The recent bankruptcy of Eastman Kodak reminds investors they don't make companies like they used to.
Founded in 1892, Kodak shows that very few of these 19th century giants exist anymore.
Companies, like washing machines, just don't have the staying power they used to. Even the largest companies these days are unlikely to outlast a 40-year investing career.
The evidence for this increased corporate mortality rate is both substantial and startling.
According to John Hagel III, Co-Chairman of Deloitte LLP Center for the Edge and author of "The Power of Pull" (Basic Books, 2010), the lifespan of such companies is now about 15 years.

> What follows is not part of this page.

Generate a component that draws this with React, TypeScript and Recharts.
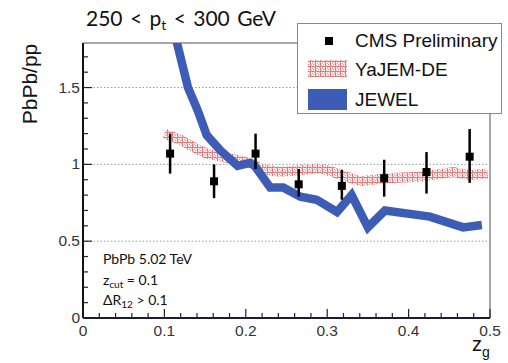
import React from "react";
import {
  ComposedChart,
  Line,
  Scatter,
  ErrorBar,
  XAxis,
  YAxis,
  ReferenceLine,
} from "recharts";

// ---- data ----
const cmsX = [0.107, 0.161, 0.212, 0.265, 0.318, 0.37, 0.422, 0.475];
const cmsY = [1.07, 0.89, 1.07, 0.87, 0.86, 0.91, 0.95, 1.05];
const cmsErrUp = [0.13, 0.11, 0.13, 0.1, 0.105, 0.12, 0.13, 0.18];
const cmsErrDown = [0.13, 0.11, 0.1, 0.08, 0.09, 0.12, 0.14, 0.17];

const yajemX = [0.1, 0.12, 0.14, 0.152, 0.17, 0.193, 0.21, 0.218, 0.242, 0.263, 0.29, 0.307, 0.34, 0.373, 0.414, 0.455, 0.475, 0.497];
const yajemY = [1.2, 1.16, 1.1, 1.07, 1.05, 1.025, 1.0, 0.97, 0.95, 0.96, 0.975, 0.95, 0.89, 0.91, 0.92, 0.95, 0.93, 0.94];

const jewelX = [0.11, 0.1155, 0.129, 0.141, 0.152, 0.169, 0.19, 0.205, 0.211, 0.23, 0.246, 0.267, 0.287, 0.312, 0.33, 0.35, 0.371, 0.426, 0.467, 0.49];
const jewelY = [1.92, 1.79, 1.5, 1.35, 1.19, 1.09, 0.99, 1.01, 0.99, 0.85, 0.85, 0.79, 0.77, 0.69, 0.8, 0.59, 0.7, 0.66, 0.59, 0.605];

const xTicks = Array.from({ length: 26 }, (_, i) => Math.round(i * 2) / 100);
const yTicks = Array.from({ length: 18 }, (_, i) => i / 10);
const xMajor = [0, 0.1, 0.2, 0.3, 0.4, 0.5];
const yMajor = [0, 0.5, 1, 1.5];
const gridY = [0.5, 1, 1.5];
const Y_MAX = 1.79;
const X_MAX = 0.5;

const cmsData = cmsX.map((x, i) => ({ x, y: cmsY[i], err: [cmsErrDown[i], cmsErrUp[i]] }));
const yajemData = yajemX.map((x, i) => ({ x, y: yajemY[i] }));
const jewelData = jewelX.map((x, i) => ({ x, y: jewelY[i] }));

const BLUE = "#3d5cb6";
const RED = "#d84a4c";
const TICK_FONT = "'Liberation Sans', Arial, sans-serif";

const near = (v: number, arr: number[]) => arr.some((a) => Math.abs(a - v) < 1e-6);

const YTick = (props: any) => {
  const { x, y, payload } = props;
  const major = near(payload.value, yMajor);
  return (
    <g>
      <line x1={x} x2={x + (major ? 9 : 5)} y1={y} y2={y} stroke="#222" strokeWidth={1.2} />
      {major && (
        <text x={x - 3} y={y} dy={5} textAnchor="end" fontSize={15.5} fontFamily={TICK_FONT} fill="#333">
          {String(payload.value)}
        </text>
      )}
    </g>
  );
};

const XTick = (props: any) => {
  const { x, y, payload } = props;
  const major = near(payload.value, xMajor);
  return (
    <g>
      <line x1={x} x2={x} y1={y} y2={y - (major ? 9 : 5)} stroke="#222" strokeWidth={1.2} />
      {major && (
        <text x={x} y={y} dy={18} textAnchor="middle" fontSize={15.5} fontFamily={TICK_FONT} fill="#333">
          {String(payload.value)}
        </text>
      )}
    </g>
  );
};

const SquareDot = (props: any) => {
  const { cx, cy } = props;
  if (cx == null || cy == null) return null;
  return <rect x={cx - 4} y={cy - 4} width={8} height={8} fill="#000" />;
};

const HatchDef = ({ id }: { id: string }) => (
  <pattern id={id} patternUnits="userSpaceOnUse" width={5} height={5}>
    <rect width={5} height={5} fill="#fff" />
    <circle cx={1.25} cy={1.25} r={1.6} fill="none" stroke={RED} strokeWidth={0.9} />
    <circle cx={3.75} cy={3.75} r={1.6} fill="none" stroke={RED} strokeWidth={0.9} />
  </pattern>
);

const calibri = "Lato, 'Open Sans', sans-serif";

export default function App() {
  return (
    <div style={{ position: "absolute", left: 0, top: 0, width: 508, height: 363, background: "#fff" }}>
      <ComposedChart
        width={508}
        height={363}
        margin={{ top: 43, right: 18, bottom: 25, left: 53 }}
      >
        <defs>
          <HatchDef id="hatchMain" />
        </defs>
        <XAxis
          dataKey="x"
          type="number"
          domain={[0, X_MAX]}
          ticks={xTicks}
          interval={0}
          tick={<XTick />}
          tickLine={false}
          tickSize={0}
          tickMargin={0}
          height={20}
          axisLine={{ stroke: "#1c1c3a", strokeWidth: 2 }}
          allowDataOverflow
        />
        <YAxis
          dataKey="y"
          type="number"
          domain={[0, Y_MAX]}
          ticks={yTicks}
          interval={0}
          tick={<YTick />}
          tickLine={false}
          tickSize={0}
          tickMargin={0}
          width={30}
          axisLine={{ stroke: "#111", strokeWidth: 2 }}
          allowDataOverflow
        />
        {gridY.map((g) => (
          <ReferenceLine key={g} y={g} stroke="#999" strokeDasharray="1.5 2" strokeWidth={1} />
        ))}
        <ReferenceLine y={Y_MAX} stroke="#8a8a8a" strokeWidth={1.5} />
        <ReferenceLine x={X_MAX} stroke="#8a8a8a" strokeWidth={1.5} />
        <Line
          data={yajemData}
          dataKey="y"
          type="linear"
          stroke="url(#hatchMain)"
          strokeWidth={10}
          dot={false}
          activeDot={false}
          isAnimationActive={false}
        />
        <Line
          data={jewelData}
          dataKey="y"
          type="linear"
          stroke={BLUE}
          strokeWidth={8.5}
          dot={false}
          activeDot={false}
          isAnimationActive={false}
        />
        <Scatter data={cmsData} dataKey="y" shape={<SquareDot />} isAnimationActive={false}>
          <ErrorBar dataKey="err" direction="y" width={0} stroke="#000" strokeWidth={2.5} />
        </Scatter>
      </ComposedChart>

      {/* Title */}
      <div style={{ position: "absolute", left: 86, top: 5, fontFamily: calibri, fontSize: 21, wordSpacing: 2, color: "#111", whiteSpace: "nowrap", lineHeight: "26px" }}>
        250 &lt; p<sub style={{ fontSize: 14, verticalAlign: "-4px", lineHeight: 0 }}>t</sub> &lt; 300 GeV
      </div>

      {/* Y axis label */}
      <div
        style={{
          position: "absolute",
          left: 30,
          top: 84,
          transform: "translate(-50%, -50%) rotate(-90deg)",
          fontFamily: TICK_FONT,
          fontSize: 21,
          color: "#111",
          whiteSpace: "nowrap",
          lineHeight: "24px",
        }}
      >
        PbPb/pp
      </div>

      {/* X axis label */}
      <div style={{ position: "absolute", left: 472, top: 334, fontFamily: TICK_FONT, fontSize: 20, color: "#111", whiteSpace: "nowrap", lineHeight: "20px" }}>
        z<sub style={{ fontSize: 14, verticalAlign: "-6px", lineHeight: 0 }}>g</sub>
      </div>

      {/* annotations */}
      <div style={{ position: "absolute", left: 103, top: 249, fontFamily: calibri, fontSize: 14, color: "#111", lineHeight: "20.5px", whiteSpace: "nowrap" }}>
        <div>PbPb 5.02 TeV</div>
        <div>
          z<sub style={{ fontSize: 10, verticalAlign: "-3px", lineHeight: 0 }}>cut</sub> = 0.1
        </div>
        <div>
          ΔR<sub style={{ fontSize: 10, verticalAlign: "-3px", lineHeight: 0 }}>12</sub> &gt; 0.1
        </div>
      </div>

      {/* Legend */}
      <div
        style={{
          position: "absolute",
          left: 297,
          top: 23,
          width: 205,
          height: 91,
          border: "1.5px solid #8a8a8a",
          background: "#fff",
          boxSizing: "border-box",
        }}
      >
        <svg width={205} height={91} style={{ position: "absolute", left: 0, top: 0 }}>
          <defs>
            <HatchDef id="hatchLegend" />
          </defs>
          <rect x={27} y={13} width={8} height={8} fill="#000" />
          <rect x={10} y={36} width={39} height={17} fill="url(#hatchLegend)" />
          <rect x={10} y={65} width={39} height={21} fill={BLUE} />
        </svg>
        <div style={{ position: "absolute", left: 57, top: 5, fontFamily: TICK_FONT, fontSize: 19, color: "#111", lineHeight: "24px", whiteSpace: "nowrap" }}>
          CMS Preliminary
        </div>
        <div style={{ position: "absolute", left: 57, top: 34, fontFamily: TICK_FONT, fontSize: 19, color: "#111", lineHeight: "24px", whiteSpace: "nowrap" }}>
          YaJEM-DE
        </div>
        <div style={{ position: "absolute", left: 57, top: 64, fontFamily: TICK_FONT, fontSize: 19, color: "#111", lineHeight: "24px", whiteSpace: "nowrap" }}>
          JEWEL
        </div>
      </div>
    </div>
  );
}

That's a stunning change from 1937 when the average life expectancy of the companies in the Standard and Poor's 500 Index was 75 years.
A similar 1983 study of the 1970 Fortune 500 found the life expectancy of its companies to be around 40 years, with a third of them vanishing in the intervening 13 years.
Thus the progression from 75-year corporate lifespans to 40 and now to 15 since 1937 has been clear and more or less smooth.
Of course, not all these corporate deaths are due to bankruptcies - some of them are takeovers, which are much more common since the 1970s.
Even so, bankruptcy is not even enough to kill some companies. Think of the airlines, which have survived multiple Chapter 11 bankruptcies, staggering on like zombies through a fog of losses until - like PanAm in 1991 - somebody mercifully puts a silver bullet in their corpse.
Other companies disappear because they cannot cope with technological change. That is Kodak's problem, even though 120 years is a pretty good run.
However, entrepreneurs' motivations are different today.
Estate duties, which reached their current punitive level in Herbert Hoover's misguided 1932 tax increase, are another cause of short corporate lifespans. After all, if your company will be broken up on your death, you'd be wise to sell it in your lifetime and turn the money into a more liquid form.
The younger generation of entrepreneurs seems to have internalized this idea. Today, they go for repeated entrepreneurship rather than old-style empire-building.
Peter Thiel, for example, made his first billion when he sold PayPal to eBay Inc. (Nasdaq: EBAY). Then, instead of building a corporate behemoth, he used his money, skills and company-building know-how to jump-start several other companies, including Facebook and Palantir Technologies.
The corporate lifespan is thus much shorter than it was, and not likely to lengthen again.
As investors, that means we need to abandon traditional techniques of value investing. That's because in a short-lived corporate world, there are no long-term values in the traditional sense.
When companies do initial public offerings (IPOs), their first few years will be devoted to allowing the founders and venture capitalists to cash out. In this period, you can expect accounting shenanigans and short-term stock-price boosting games.
Then, after the founders have sold, the company may become a zombie, with their research and innovation capabilities sucked out, existing only until its cash pile runs out. Research in Motion Ltd. (Nasdaq: RIMM) and Yahoo Inc. (Nasdaq: YHOO) may have reached this stage, for example.
That has important implications for workers, but it can affect our investment decisions even more.
In a world of short corporate lives, here are a few investment strategies to consider:
In general, avoid companies that do not pay dividends. There will be cases of companies, especially in the tech sector, which enjoy an entire corporate lifespan of say 20 years without ever paying anything to investors who are not insiders with stock options. Don't be the sucker that buys these empty bags at high prices.
Also avoid well-established blue-chips, the equivalent of Kodak, which tend to be priced as if they will last forever, and whose dividend yields are not enough to compensate you for their now-shortened lifespan.
To take one example at random: The Procter & Gamble Co. (NYSE: PG). PG has been around since 1837. It is a perfectly good company, but its 2.1% dividend yield won't compensate you adequately unless PG makes it to 2060. History tells us it may not.
So while, shorter corporate lifespans may well speed innovation, they make being an employee or an investor much more difficult and dangerous.
Investors should recognize this and adjust their strategies accordingly.
When the times change investors need to change with them. That's the lesson behind the Kodak bankruptcy.